Guinn doesn’t always write about charismatic cult leaders. His other subjects range from Santa (The Autobiography of Santa Claus) to the Texas Rangers (War on the Border). But when he does go dark, his goal is to strip away myth from fact, conspiracy from careful explanation. He wants people to understand. Writing about Charles Manson, he shows how a group of aimless California kids could fall under the sway of an intoxicating hustler. With Jim Jones, he shows how a social reformer used his pulpit to fight racism before hubris and drugs led him to mass murder.

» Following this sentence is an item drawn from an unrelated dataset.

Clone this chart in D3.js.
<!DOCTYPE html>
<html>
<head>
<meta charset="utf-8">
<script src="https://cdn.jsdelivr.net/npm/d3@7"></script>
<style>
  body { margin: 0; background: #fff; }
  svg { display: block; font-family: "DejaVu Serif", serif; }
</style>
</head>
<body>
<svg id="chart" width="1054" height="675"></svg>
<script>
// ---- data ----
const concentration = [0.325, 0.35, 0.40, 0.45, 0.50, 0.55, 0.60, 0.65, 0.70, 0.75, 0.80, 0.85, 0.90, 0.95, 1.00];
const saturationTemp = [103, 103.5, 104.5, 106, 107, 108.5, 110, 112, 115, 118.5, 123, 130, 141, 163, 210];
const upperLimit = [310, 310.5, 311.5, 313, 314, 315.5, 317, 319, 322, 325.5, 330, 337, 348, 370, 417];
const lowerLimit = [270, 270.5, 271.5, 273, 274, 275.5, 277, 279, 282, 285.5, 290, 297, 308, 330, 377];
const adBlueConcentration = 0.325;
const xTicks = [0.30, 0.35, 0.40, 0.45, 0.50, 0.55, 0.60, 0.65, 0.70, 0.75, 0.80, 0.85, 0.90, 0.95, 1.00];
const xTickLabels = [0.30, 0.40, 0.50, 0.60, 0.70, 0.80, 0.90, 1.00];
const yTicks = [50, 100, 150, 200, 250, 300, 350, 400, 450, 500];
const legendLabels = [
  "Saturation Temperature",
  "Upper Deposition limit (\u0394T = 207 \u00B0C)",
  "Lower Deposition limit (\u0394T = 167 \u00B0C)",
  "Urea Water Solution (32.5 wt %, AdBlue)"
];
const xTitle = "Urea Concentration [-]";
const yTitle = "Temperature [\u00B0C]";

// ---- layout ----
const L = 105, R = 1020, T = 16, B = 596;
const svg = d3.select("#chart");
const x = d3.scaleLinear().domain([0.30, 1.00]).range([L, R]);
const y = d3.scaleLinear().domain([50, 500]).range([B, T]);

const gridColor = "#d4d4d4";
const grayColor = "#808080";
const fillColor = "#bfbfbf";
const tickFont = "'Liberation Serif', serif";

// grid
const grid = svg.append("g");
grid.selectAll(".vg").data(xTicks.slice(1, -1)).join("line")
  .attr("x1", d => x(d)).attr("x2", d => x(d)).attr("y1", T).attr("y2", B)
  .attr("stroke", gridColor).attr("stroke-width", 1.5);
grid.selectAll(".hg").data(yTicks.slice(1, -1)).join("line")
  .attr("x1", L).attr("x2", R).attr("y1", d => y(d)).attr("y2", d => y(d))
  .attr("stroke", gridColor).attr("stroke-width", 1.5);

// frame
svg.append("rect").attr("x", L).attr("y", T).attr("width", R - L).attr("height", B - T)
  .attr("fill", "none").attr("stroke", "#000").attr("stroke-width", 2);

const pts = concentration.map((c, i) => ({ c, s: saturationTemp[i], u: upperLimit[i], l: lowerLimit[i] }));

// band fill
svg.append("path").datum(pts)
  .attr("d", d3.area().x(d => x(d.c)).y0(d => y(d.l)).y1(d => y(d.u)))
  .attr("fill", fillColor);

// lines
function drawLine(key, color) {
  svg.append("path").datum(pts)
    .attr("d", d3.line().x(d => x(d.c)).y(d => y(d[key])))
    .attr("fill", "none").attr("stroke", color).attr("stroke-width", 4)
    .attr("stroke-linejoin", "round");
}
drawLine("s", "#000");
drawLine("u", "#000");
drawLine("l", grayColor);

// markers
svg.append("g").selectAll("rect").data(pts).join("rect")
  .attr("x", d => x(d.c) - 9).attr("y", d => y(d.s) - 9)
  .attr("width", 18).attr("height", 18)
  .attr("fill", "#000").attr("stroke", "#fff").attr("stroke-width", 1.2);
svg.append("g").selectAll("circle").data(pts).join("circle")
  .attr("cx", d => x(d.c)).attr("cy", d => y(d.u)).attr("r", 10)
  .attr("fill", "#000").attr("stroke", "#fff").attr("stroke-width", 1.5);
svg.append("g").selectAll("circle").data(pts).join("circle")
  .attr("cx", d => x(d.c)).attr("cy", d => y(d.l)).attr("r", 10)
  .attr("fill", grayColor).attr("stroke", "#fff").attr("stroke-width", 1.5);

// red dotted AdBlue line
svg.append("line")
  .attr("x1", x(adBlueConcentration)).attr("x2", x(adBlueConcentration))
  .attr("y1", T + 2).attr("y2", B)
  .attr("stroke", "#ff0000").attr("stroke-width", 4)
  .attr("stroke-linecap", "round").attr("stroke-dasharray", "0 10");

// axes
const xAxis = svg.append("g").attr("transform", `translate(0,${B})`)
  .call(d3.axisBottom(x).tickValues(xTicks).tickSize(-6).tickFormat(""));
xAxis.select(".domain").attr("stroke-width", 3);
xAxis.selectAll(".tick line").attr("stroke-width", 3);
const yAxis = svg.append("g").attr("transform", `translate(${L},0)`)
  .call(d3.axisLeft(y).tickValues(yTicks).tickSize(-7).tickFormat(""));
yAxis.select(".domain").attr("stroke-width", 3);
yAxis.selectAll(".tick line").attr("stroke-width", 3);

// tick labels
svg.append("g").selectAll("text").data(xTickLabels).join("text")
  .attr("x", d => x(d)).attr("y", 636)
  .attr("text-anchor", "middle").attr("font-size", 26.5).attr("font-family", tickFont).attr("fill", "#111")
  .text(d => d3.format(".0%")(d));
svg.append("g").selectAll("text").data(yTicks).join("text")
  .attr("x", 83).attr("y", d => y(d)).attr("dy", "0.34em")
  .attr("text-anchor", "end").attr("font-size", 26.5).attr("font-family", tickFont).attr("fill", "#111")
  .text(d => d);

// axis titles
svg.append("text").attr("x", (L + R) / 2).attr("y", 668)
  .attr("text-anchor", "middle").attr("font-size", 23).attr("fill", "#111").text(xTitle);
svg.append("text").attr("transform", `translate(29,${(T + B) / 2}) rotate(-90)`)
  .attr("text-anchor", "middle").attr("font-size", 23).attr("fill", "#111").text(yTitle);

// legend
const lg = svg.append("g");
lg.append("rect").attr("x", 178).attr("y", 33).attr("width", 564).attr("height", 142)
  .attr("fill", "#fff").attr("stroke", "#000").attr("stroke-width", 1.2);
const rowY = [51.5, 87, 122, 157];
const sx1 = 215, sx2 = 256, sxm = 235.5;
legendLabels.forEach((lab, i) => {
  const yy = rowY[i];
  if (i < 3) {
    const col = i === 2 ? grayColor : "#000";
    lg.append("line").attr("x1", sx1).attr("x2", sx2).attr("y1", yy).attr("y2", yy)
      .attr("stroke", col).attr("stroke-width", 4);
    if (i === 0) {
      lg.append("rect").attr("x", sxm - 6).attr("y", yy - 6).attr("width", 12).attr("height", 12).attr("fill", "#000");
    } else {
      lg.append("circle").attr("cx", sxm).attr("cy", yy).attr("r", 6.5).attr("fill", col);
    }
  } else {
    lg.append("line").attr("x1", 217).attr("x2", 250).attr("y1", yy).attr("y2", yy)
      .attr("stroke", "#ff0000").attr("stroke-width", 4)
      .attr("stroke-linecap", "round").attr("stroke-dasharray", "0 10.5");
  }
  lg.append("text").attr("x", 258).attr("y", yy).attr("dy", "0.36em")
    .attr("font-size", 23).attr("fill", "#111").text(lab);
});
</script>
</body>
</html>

Guinn sees two common traits in the figures in his unholy trinity, and in other cult leaders. One is the insistence that the leader is the only person who can keep the forces of evil at bay (or, as a recent presidential candidate put it, “I alone can fix it”). The other consistent message is that outsiders are evil (as in, the media is the enemy of the people). Such traits are hardly limited to maniacs. “Every politician, to a certain extent, is engaging in demagoguery,” Guinn says. “Elect me or the country goes to hell.”       

Guinn recently placed a call to Kathryn Schroeder, a surviving Branch Davidian who remains a true believer. He wanted to tell her about the Cyrus Teed findings, to prepare her for the revelations of the book. She had been forthcoming and helpful when he interviewed her previously; he figured he owed her the courtesy. “I knew it would be a blow to her, but I respected her enough that I wanted to tell her myself so whatever questions she might have for me, she could ask,” Guinn says. “And we actually parted on good terms after the conversation. One of the things that happens when you write these books is even if you don’t agree with somebody’s perspective, you can appreciate them as human beings.”